Problem details -
Print exactly the lines from the first one down to the line that contains "import * as", both included, and skip the pictures.

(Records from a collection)

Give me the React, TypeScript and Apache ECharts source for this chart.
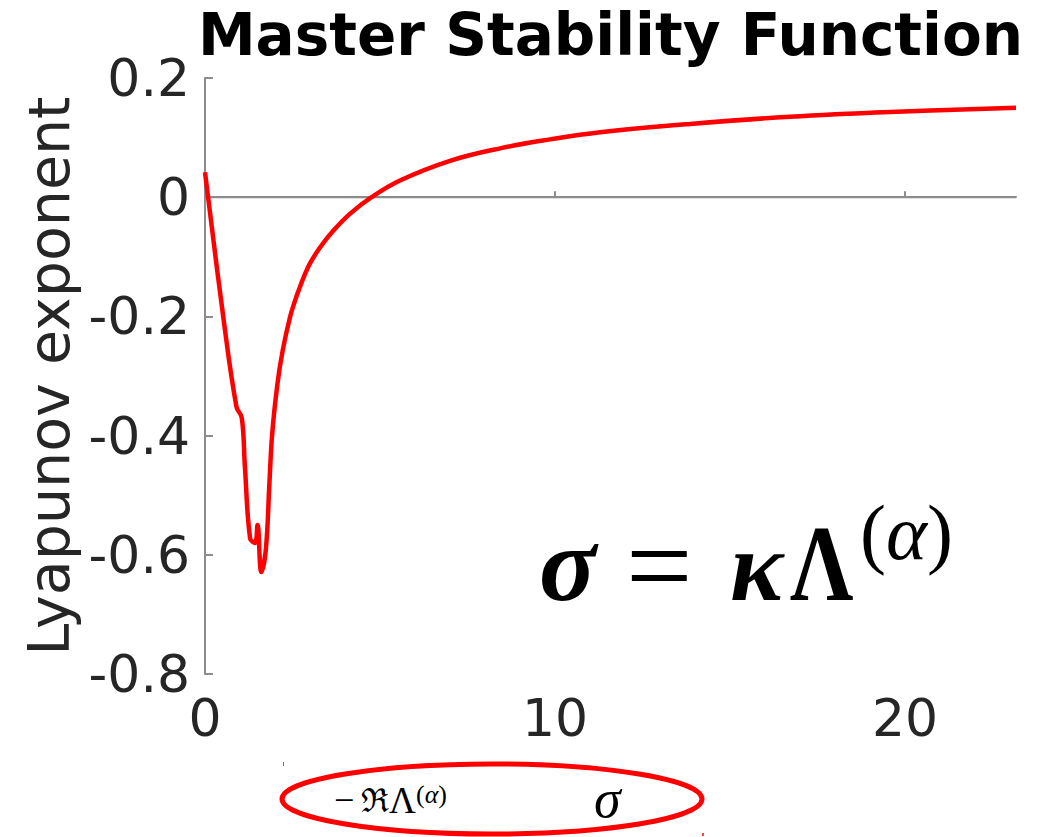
import React, { useEffect, useRef } from "react";
import * as echarts from "echarts";

// sigma (x) and the corresponding largest Lyapunov exponent (y)
const sigma = [
  0, 0.52, 0.9, 1.05, 1.14, 1.29, 1.43, 1.5, 1.61, 1.74, 1.84, 1.92, 2.07, 2.22,
  2.43, 2.57, 2.71, 2.85, 3.0, 3.29, 3.67, 4.14, 4.76, 5.57, 7.0, 8.43, 9.86,
  11.29, 13.86, 16.71, 19.57, 23.17,
];
const lyapunov = [
  0.042, -0.2, -0.352, -0.37, -0.452, -0.573, -0.58, -0.55, -0.629, -0.59,
  -0.48, -0.397, -0.313, -0.257, -0.201, -0.174, -0.151, -0.13, -0.111, -0.084,
  -0.056, -0.028, 0, 0.028, 0.061, 0.082, 0.097, 0.109, 0.123, 0.135, 0.143,
  0.15,
];

const xTicks = [0, 10, 20];
const yTicks = [-0.8, -0.6, -0.4, -0.2, 0, 0.2];

const titleText = "Master Stability Function";
const yName = "Lyapunov exponent";

const SANS = "DejaVu Sans";
const SERIF = "Liberation Serif";

// plain text element centred vertically on y
function label(
  text: string,
  x: number,
  y: number,
  font: string,
  extra: Record<string, unknown> = {}
) {
  return {
    type: "text",
    x,
    y,
    ...extra,
    style: {
      text,
      fill: "#000",
      font,
      align: "left",
      verticalAlign: "middle",
    },
  };
}

export default function App() {
  const ref = useRef<HTMLDivElement>(null);

  useEffect(() => {
    document.body.style.margin = "0";
    const chart = echarts.init(ref.current!, undefined, { renderer: "svg" });

    const xMin = sigma[0];
    const xMax = sigma[sigma.length - 1];
    const curve = sigma.map((s, i) => [s, lyapunov[i]]);
    const zero = [
      [xMin, 0],
      [xMax, 0],
    ];

    const gridLeft = 205;
    const gridRight = 27;
    const gridTop = 78;
    const gridBottom = 163;
    const plotCenter = gridLeft + (1043 - gridLeft - gridRight) / 2;

    chart.setOption({
      animation: false,
      backgroundColor: "#ffffff",
      grid: {
        left: gridLeft,
        right: gridRight,
        top: gridTop,
        bottom: gridBottom,
        containLabel: false,
      },
      xAxis: {
        type: "value",
        min: xMin,
        max: xMax,
        interval: 10,
        axisLine: { show: true, lineStyle: { color: "#8c8c8c", width: 2 } },
        axisTick: {
          show: true,
          inside: true,
          length: 6,
          customValues: xTicks,
          lineStyle: { color: "#8c8c8c", width: 2 },
        },
        axisLabel: {
          customValues: xTicks,
          color: "#262626",
          fontFamily: SANS,
          fontSize: 52,
          margin: 18,
        },
        splitLine: { show: false },
      },
      yAxis: {
        type: "value",
        min: yTicks[0],
        max: yTicks[yTicks.length - 1],
        interval: 0.2,
        name: yName,
        nameLocation: "middle",
        nameGap: 124,
        nameRotate: 90,
        nameTextStyle: {
          color: "#262626",
          fontFamily: SANS,
          fontSize: 57,
        },
        axisLine: { show: true, lineStyle: { color: "#8c8c8c", width: 2 } },
        axisTick: {
          show: true,
          inside: true,
          length: 8,
          customValues: yTicks,
          lineStyle: { color: "#8c8c8c", width: 2 },
        },
        axisLabel: {
          customValues: yTicks,
          color: "#262626",
          fontFamily: SANS,
          fontSize: 52,
          margin: 15,
          formatter: (v: number) => String(Math.round(v * 10) / 10),
        },
        splitLine: { show: false },
      },
      series: [
        {
          type: "line",
          data: zero,
          symbol: "none",
          silent: true,
          lineStyle: { color: "#8c8c8c", width: 2 },
          z: 1,
        },
        {
          type: "line",
          data: curve,
          symbol: "none",
          smooth: 0.4,
          lineStyle: { color: "#ff0000", width: 4.5 },
          z: 3,
        },
      ],
      graphic: [
        {
          type: "text",
          x: plotCenter,
          y: 35,
          style: {
            text: titleText,
            fill: "#000000",
            font: `bold 58px "${SANS}"`,
            align: "center",
            verticalAlign: "middle",
          },
        },
        // sigma = kappa Lambda^(alpha)
        label("σ", 539, 564, `italic bold 106px "${SERIF}"`),
        label("=", 626, 566, `118px "${SERIF}"`),
        label("κ", 730, 566, `italic bold 100px "${SERIF}"`),
        label("Λ", 790, 563, `bold 109px "${SERIF}"`, { scaleX: 0.81 }),
        {
          type: "text",
          x: 860,
          y: 532,
          style: {
            text: "{p|(}{a|α}{p|)}",
            fill: "#000",
            align: "left",
            verticalAlign: "middle",
            rich: {
              p: { font: `78px "${SERIF}"`, fill: "#000" },
              a: { font: `italic 78px "${SERIF}"`, fill: "#000" },
            },
          },
        },
        // bottom annotation
        {
          type: "ellipse",
          shape: { cx: 492, cy: 799, rx: 210, ry: 35 },
          style: { fill: "none", stroke: "#ff0000", lineWidth: 5 },
        },
        label("−", 334, 800, `36px "${SERIF}"`),
        label("ℜ", 361, 800, `33px "DejaVu Serif"`),
        label("Λ", 389, 800, `37px "${SERIF}"`),
        {
          type: "text",
          x: 416,
          y: 794,
          style: {
            text: "{p|(}{a|α}{p|)}",
            fill: "#000",
            align: "left",
            verticalAlign: "middle",
            rich: {
              p: { font: `26px "${SERIF}"`, fill: "#000" },
              a: { font: `italic 26px "${SERIF}"`, fill: "#000" },
            },
          },
        },
        label("σ", 594, 799, `italic 54px "${SERIF}"`),
        {
          type: "rect",
          shape: { x: 283, y: 762, width: 1, height: 4 },
          style: { fill: "#ff4040" },
        },
        {
          type: "rect",
          shape: { x: 702, y: 833, width: 2, height: 3 },
          style: { fill: "#ff4040" },
        },
      ],
    });

    return () => chart.dispose();
  }, []);

  return <div ref={ref} style={{ width: 1043, height: 837 }} />;
}
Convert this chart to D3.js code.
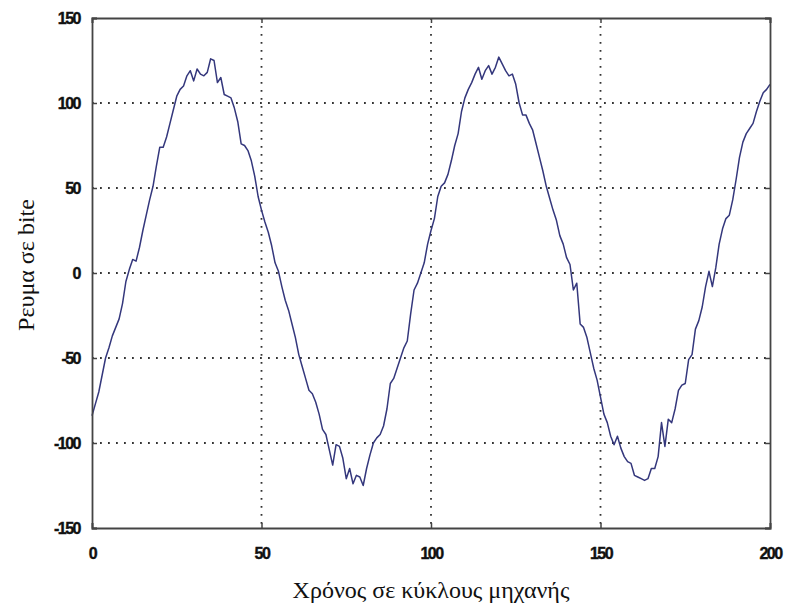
<!DOCTYPE html>
<html>
<head>
<meta charset="utf-8">
<script src="https://cdn.jsdelivr.net/npm/d3@7"></script>
<style>
  body { margin: 0; background: #fff; }
  .tick text { font-family: "Liberation Sans", Arial, sans-serif; font-weight: bold; font-size: 16px; letter-spacing: -1.5px; fill: #111; stroke: #111; stroke-width: 0.4px; }
  .axis-label { font-family: "Liberation Serif", "Times New Roman", serif; font-size: 24px; fill: #111; }
</style>
</head>
<body>
<svg id="chart" width="786" height="610"></svg>
<script>
  // Current samples (one per machine cycle, 0..200)
  const current = [
    -84, -77, -70, -60, -50, -44, -37, -32, -27, -18,
    -5, 2, 8, 7, 15, 25, 34, 43, 51, 63,
    74, 74, 80, 88, 96, 104, 108, 110, 116, 119,
    113, 120, 117, 116, 118, 126, 125, 112, 115, 105,
    104, 103, 97, 89, 76, 75, 72, 66, 57, 45,
    37, 30, 24, 16, 6, 1, -8, -16, -22, -30,
    -38, -48, -55, -62, -69, -71, -76, -83, -92, -95,
    -104, -113, -101, -102, -109, -121, -115, -124, -119, -120,
    -125, -115, -107, -100, -97, -95, -90, -80, -65, -62,
    -56, -50, -44, -40, -24, -10, -6, 0, 6, 17,
    25, 32, 45, 51, 53, 58, 66, 75, 82, 95,
    103, 108, 112, 117, 121, 114, 119, 122, 117, 121,
    127, 123, 119, 116, 117, 111, 100, 93, 93, 88,
    84, 76, 68, 60, 51, 44, 37, 31, 22, 17,
    9, 5, -10, -6, -30, -32, -38, -47, -56, -63,
    -73, -83, -88, -96, -101, -96, -103, -108, -111, -112,
    -119, -120, -121, -122, -121, -115, -115, -108, -88, -102,
    -86, -88, -80, -69, -66, -65, -51, -48, -33, -28,
    -20, -8, 1, -8, 3, 17, 26, 32, 34, 43,
    55, 68, 77, 82, 85, 88, 95, 101, 106, 108,
    111
  ];
  const xTicks = [0, 50, 100, 150, 200];
  const yTicks = [-150, -100, -50, 0, 50, 100, 150];
  const xLabel = 'Χρόνος σε κύκλους μηχανής';
  const yLabel = 'Ρευμα σε bite';

  const svg = d3.select('#chart');
  const margin = { left: 92, right: 15, top: 18, bottom: 82 };
  const width = 786, height = 610;

  const x = d3.scaleLinear().domain([0, 200]).range([margin.left, width - margin.right - 1]);
  const y = d3.scaleLinear().domain([-150, 150]).range([height - margin.bottom, margin.top]);

  // Grid
  const grid = svg.append('g')
    .attr('stroke', '#333')
    .attr('stroke-width', 1.8)
    .attr('stroke-dasharray', '1.8,6.2');
  grid.selectAll('.gx')
    .data(xTicks.slice(1, -1))
    .enter().append('line')
    .attr('x1', d => x(d)).attr('x2', d => x(d))
    .attr('y1', y(150)).attr('y2', y(-150));
  grid.selectAll('.gy')
    .data(yTicks.slice(1, -1))
    .enter().append('line')
    .attr('x1', x(0)).attr('x2', x(200))
    .attr('y1', d => y(d)).attr('y2', d => y(d));

  // Signal
  const line = d3.line()
    .x((d, i) => x(i))
    .y(d => y(d));
  svg.append('path')
    .datum(current)
    .attr('fill', 'none')
    .attr('stroke', '#34377c')
    .attr('stroke-width', 1.5)
    .attr('stroke-linejoin', 'round')
    .attr('d', line);

  // Axes (plain hyphen for negatives, as in the original)
  const fmt = d => String(d);
  svg.append('g')
    .attr('transform', `translate(0,${y(-150)})`)
    .call(d3.axisBottom(x).tickValues(xTicks).tickSize(-5).tickPadding(20).tickFormat(fmt));
  svg.append('g')
    .attr('transform', `translate(${x(0)},0)`)
    .call(d3.axisLeft(y).tickValues(yTicks).tickSize(-5).tickPadding(12).tickFormat(fmt));
  svg.append('g')
    .attr('transform', `translate(${x(200)},0)`)
    .call(d3.axisRight(y).tickValues(yTicks).tickSize(-5).tickFormat(''));
  svg.append('g')
    .attr('transform', `translate(0,${y(150)})`)
    .call(d3.axisTop(x).tickValues(xTicks).tickSize(-5).tickFormat(''));

  svg.selectAll('.domain').attr('stroke', '#444').attr('stroke-width', 1.8);
  svg.selectAll('.tick line').attr('stroke', '#444').attr('stroke-width', 1.5);

  // Axis labels
  svg.append('text')
    .attr('class', 'axis-label')
    .attr('x', x(100))
    .attr('y', 598)
    .attr('text-anchor', 'middle')
    .text(xLabel);
  svg.append('text')
    .attr('class', 'axis-label')
    .attr('transform', `translate(34,${y(0) - 8}) rotate(-90)`)
    .attr('text-anchor', 'middle')
    .text(yLabel);
</script>
</body>
</html>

Result -
Give me the React, TypeScript and Apache ECharts source for this chart.
import React, { useEffect, useRef } from "react";
import * as echarts from "echarts";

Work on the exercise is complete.